Abram Yudelevich with his brother Isaac and sister Pera
From left to right in this picture are my father Abram Yudelevich, his brother Isaac Yudelevich and sister Pera, the picture was made in Jonava in February 1922 (they were single at that time).
My paternal grandparents Lazar and Gitel Yudelevich had three children. The eldest was my father Abram Yudelevich. Isaac was the middle son. He was born in 1896. He was a subcontractor before war. He took the orders for construction of the houses. He was in charge of a construction crew, practically having the functions of the foreman. Isaac lived in Kaunas with his wife Raya Melamed and daughter Giten, born in 1929. When Soviet army came to power, he had to be in hiding as he might be deported for being rather rich. During Great Patriotic War all of them, including Raya's elderly mother were in Kaunas ghetto. Being rather active Isaac understood at once that they should get out from ghetto at any cost. He managed to ingratiate with Lithuanians, who were helping out Jews. All of them left ghetto in different time and by different means. Uncle Isaac was in hiding for a long time. He was sheltered by Lithuanians, passing from one reliable person to another. In 1943 he lived on a picturesque island on a farmstead of two Lithuanian brothers. Somebody gave away Isaac and he was found by politsei. Both Isaac, and brothers, who sheltered him, were beaten black and blue and imprisoned. He was sent to Estonian concentration camp from the prison, and then to Dachau. There he lived to see the liberation. All those years Isaac had known nothing about the fate of his family and he was sure that all of them perished. Uncle was afraid to come back to his motherland understanding that Stalin's camps would be imminent for him instead of the fascists' ones. He left for Palestine upon liberation. Being there he found out that Raya and Gitel were rescued. They lived in Vilnius. The family reunion took place only in 1972 as before that time Raya and Gitel were not issued a permit to depart for Israel. Being tortured by yearning for her husband in long separation, Raya had lived with him for ten years. Uncle Isaac passed away at an old age - 89 or 88.

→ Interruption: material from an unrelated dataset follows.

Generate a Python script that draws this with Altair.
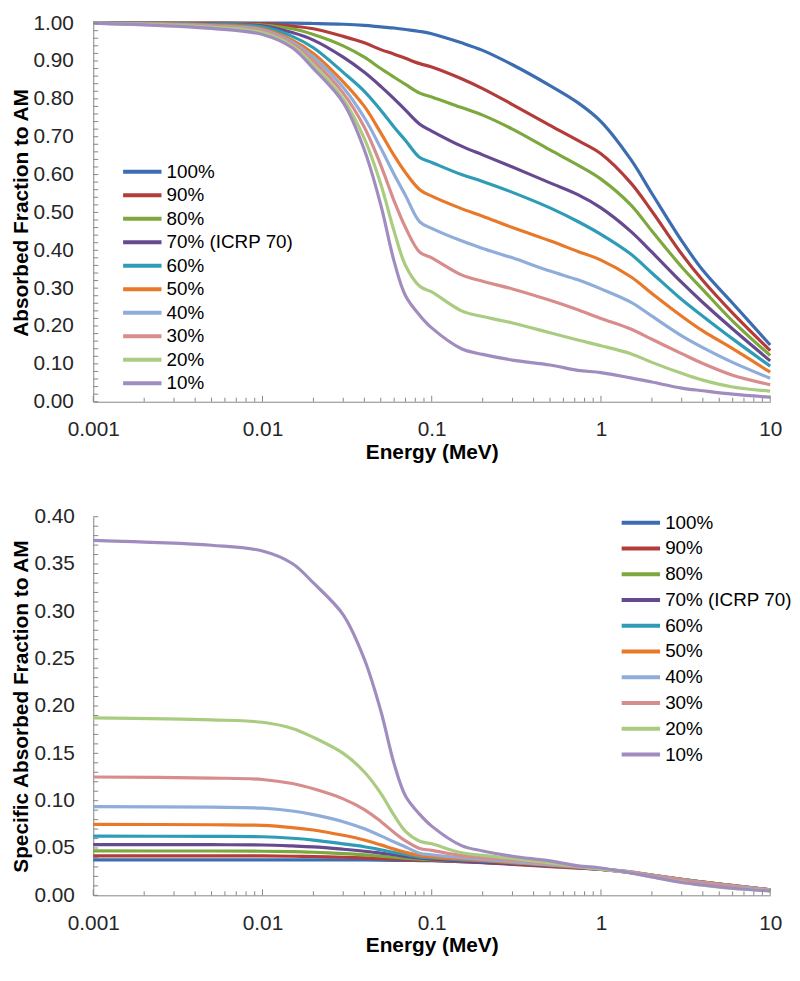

Father's younger sister Pera, born in 1900, married Emmanuel Katsnelson - a mirthful and witty man. He well-read and possessed encyclopedic knowledge. Pera and her husband lived in France for a while. Emmanuel was involved in revolutionary movement in Russian and was an adherer of communist party, so he talked Pera into leaving for Russia. In 1926 Pera and Emmanuel happened to be in Moscow. They were lucky not to have come in the period of repressions. Emmanuel and Pera had a serene life in Moscow. Emmanuel was acquainted with outstanding activists of Soviet regime and communist party. He knew most of them from the underground. Either somebody gave him a hint, or Emmanuel himself understood what was going on, he decided 'not to stand out'. Thus, he was assigned to inconsiderable positions and escaped almost inevitable arrest in his position - native of bourgeois Lithuania and resident of France. Emmanuel died at the age of 70. Pera died shortly after him, in 1997. Pera's son Yuri, born in 1930s, is currently living in the USA. Younger daughter Nina, born before war, is currently living in Israel.
My father was born in Jonava in 1894. He went to Russian lyceum in the town of Suwalki [Poland, 10 km away from the border of Lithuania and Poland and 170 km from Vilnius]. Upon graduation he decided to enter university. He dreamt to become a lawyer. Grandpa Lazar was very displeased with father's decision. He hoped that his son would follow in his footsteps, but my young father was adamant. That is why grandfather practically cut him off a shilling. Father went to Russia to enter the institute. I do not know how he happened to be in Siberia. He entered Tomsk university [about 3000 km from Moscow]. Father studied there for couple of years and got transferred to Yekaterinburg [Russia, 1500 km from Moscow], where he graduated juridical department. Father came back to the motherland in 1918 right after Lithuania became independent [Lithuanian independence]. In couple of years, namely in 1923 father proposed to mother.